Video shot by a resident showed a blaze ripping through the Balukhali camp in Cox's Bazar, with people scrambling to recover their possessions amid burning shanties and tents.
"Fire services, rescue and response teams and volunteers are at the scene to try to control the fire and prevent it spreading further," said Louise Donovan, spokesperson for U.N. refugee agency UNHCR in Cox's Bazar, where refugees live in ramshackle huts.
Rohingya refugees in the camps said many homes were burned down and several people had died, but neither the authorities nor UNHCR confirmed there were any deaths. More than a million Rohingya live in the mainland camps in southern Bangladesh, the vast majority having fled Myanmar in 2017 from a military-led crackdown that U.N investigators said was executed with "genocidal intent", charges Myanmar denies.
"The fire spread so quickly that before we understood what happened, it caught our house. People were screaming and running here and there.
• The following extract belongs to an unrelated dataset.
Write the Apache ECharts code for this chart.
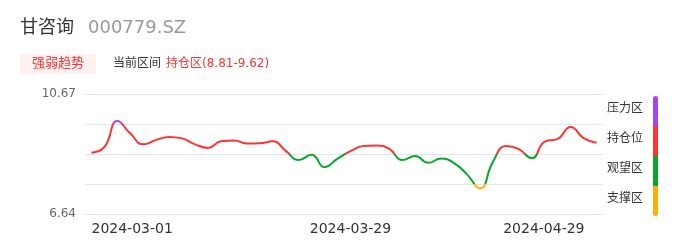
<!DOCTYPE html>
<html>
<head>
<meta charset="utf-8">
<script src="https://cdn.jsdelivr.net/npm/echarts@6/dist/echarts.min.js"></script>
<style>
html,body{margin:0;padding:0;background:#fff;}
#chart{width:686px;height:247px;}
</style>
</head>
<body>
<div id="chart"></div>
<script>
const stockName = '甘咨询';
const stockCode = '000779.SZ';
const badgeText = '强弱趋势';
const rangeLabel = '当前区间';
const rangeValue = '持仓区(8.81-9.62)';

const dates = [
  '2024-03-01','2024-03-04','2024-03-05','2024-03-06','2024-03-07','2024-03-08',
  '2024-03-11','2024-03-12','2024-03-13','2024-03-14','2024-03-15',
  '2024-03-18','2024-03-19','2024-03-20','2024-03-21','2024-03-22',
  '2024-03-25','2024-03-26','2024-03-27','2024-03-28','2024-03-29',
  '2024-04-01','2024-04-02','2024-04-03',
  '2024-04-08','2024-04-09','2024-04-10','2024-04-11','2024-04-12',
  '2024-04-15','2024-04-16','2024-04-17','2024-04-18','2024-04-19',
  '2024-04-22','2024-04-23','2024-04-24','2024-04-25','2024-04-26',
  '2024-04-29'
];
const prices = [
  8.70, 8.89, 9.76, 9.34, 8.98, 9.13, 9.23, 9.18, 8.98, 8.86,
  9.08, 9.11, 9.01, 9.02, 9.08, 8.76, 8.45, 8.63, 8.21, 8.50,
  8.75, 8.92, 8.94, 8.83, 8.45, 8.59, 8.36, 8.50, 8.35, 7.97,
  7.50, 8.39, 8.92, 8.82, 8.51, 9.07, 9.16, 9.56, 9.19, 9.03
];
const shownDates = ['2024-03-01', '2024-03-29', '2024-04-29'];
const yMin = 6.64;
const yMax = 10.67;
const yTickLabels = ['6.64', '10.67'];
const zoneNames = ['压力区', '持仓位', '观望区', '支撑区'];
const zoneColors = ['#a244f7', '#ff3333', '#0aa52b', '#ffb000'];
const zoneBounds = [9.6625, 8.655, 7.6475]; // boundaries between zones, top to bottom

const FONT = "'DejaVu Sans', 'Noto Sans CJK SC', sans-serif";
const chart = echarts.init(document.getElementById('chart'), null, {renderer: 'canvas'});

const legendGraphics = [];
zoneNames.forEach((name, i) => {
  legendGraphics.push({
    type: 'text', left: 607, top: 103 + i * 30,
    style: {text: name, fill: '#333', font: '12px ' + FONT}
  });
  const r = i === 0 ? [2.5, 2.5, 0, 0] : (i === zoneNames.length - 1 ? [0, 0, 2.5, 2.5] : 0);
  legendGraphics.push({
    type: 'rect', shape: {x: 653, y: 96 + i * 30, width: 5, height: 30, r: r},
    style: {fill: zoneColors[i]}
  });
});

const xData = dates.map((d, i) => {
  if (i === 0) return {value: d, textStyle: {align: 'left', padding: [0, 0, 0, 0]}};
  if (i === dates.length - 1) return {value: d, textStyle: {align: 'right', padding: [0, 12, 0, 0]}};
  return d;
});

const option = {
  animation: false,
  backgroundColor: '#fff',
  textStyle: {fontFamily: FONT},
  grid: {left: 85, right: 83, top: 94, bottom: 33},
  xAxis: {
    type: 'category',
    data: xData,
    boundaryGap: true,
    axisLine: {show: false},
    axisTick: {show: false},
    axisLabel: {
      color: '#333', fontSize: 14, margin: 8, fontFamily: FONT,
      interval: (idx, val) => shownDates.indexOf(val) >= 0
    },
    splitLine: {show: false}
  },
  yAxis: [
    {
      type: 'value', min: yMin, max: yMax,
      axisLine: {show: false}, axisTick: {show: false},
      splitLine: {show: false},
      axisLabel: {
        color: '#666', fontSize: 12, margin: 9, fontFamily: FONT,
        formatter: v => {
          if (Math.abs(v - yMin) < 1e-6) return yTickLabels[0];
          if (Math.abs(v - yMax) < 1e-6) return yTickLabels[1];
          return '';
        }
      }
    },
    {
      type: 'value', min: 0, max: 4, interval: 1, position: 'left',
      axisLine: {show: false}, axisTick: {show: false}, axisLabel: {show: false},
      splitLine: {show: true, lineStyle: {color: '#e0e6f1', width: 1}}
    }
  ],
  visualMap: {
    type: 'piecewise', show: false, seriesIndex: 0, dimension: 1,
    pieces: [
      {gte: zoneBounds[0], color: zoneColors[0]},
      {gte: zoneBounds[1], lt: zoneBounds[0], color: zoneColors[1]},
      {gte: zoneBounds[2], lt: zoneBounds[1], color: zoneColors[2]},
      {lt: zoneBounds[2], color: zoneColors[3]}
    ]
  },
  series: [{
    type: 'line', data: prices, yAxisIndex: 0,
    smooth: true, showSymbol: false, symbol: 'none',
    lineStyle: {width: 2}
  }],
  graphic: [
    {type: 'text', left: 20, top: 19, style: {text: stockName, fill: '#333', font: '18px ' + FONT}},
    {type: 'text', left: 88, top: 19, style: {text: stockCode, fill: '#999', font: '18px ' + FONT}},
    {type: 'rect', shape: {x: 20, y: 54, width: 76, height: 20}, style: {fill: '#fff1ef'}},
    {type: 'text', left: 32, top: 57, style: {text: badgeText, fill: '#ff3333', font: '13px ' + FONT}},
    {type: 'text', left: 113, top: 58, style: {text: rangeLabel, fill: '#333', font: '12px ' + FONT}},
    {type: 'text', left: 166, top: 58, style: {text: rangeValue, fill: '#ff3333', font: '12px ' + FONT}}
  ].concat(legendGraphics)
};
chart.setOption(option);
</script>
</body>
</html>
Children were also running... crying for their family," said Tayeba Begum, a Save the Children volunteer who witnessed the fire.
A Rohingya leader in Cox's Bazar, a sliver of land bordering Myanmar in southeastern Bangladesh, said he saw several dead bodies.
"Thousand of huts were totally burned down," Mohammed Nowkhim told Reuters.
Another large blaze tore through the camp in January, destroying homes but causing no casualties.
The risk of fire in the densely populated camps is high, and Monday's blaze was the largest yet, said Onno Van Manen, Country Director of Save the Children in Bangladesh.
"It is another devastating blow to the Rohingya refugees who live here. Just a couple of days ago we lost one of our health facilities in another fire," he said.
The UNHCR said humanitarian partners had mobilized hundreds of volunteers from nearby camps for the support operation, as well as fire safety vehicles and equipment.
"So far the fire has affected shelters, health centers, distribution points and other facilities," spokeswoman Donovan said.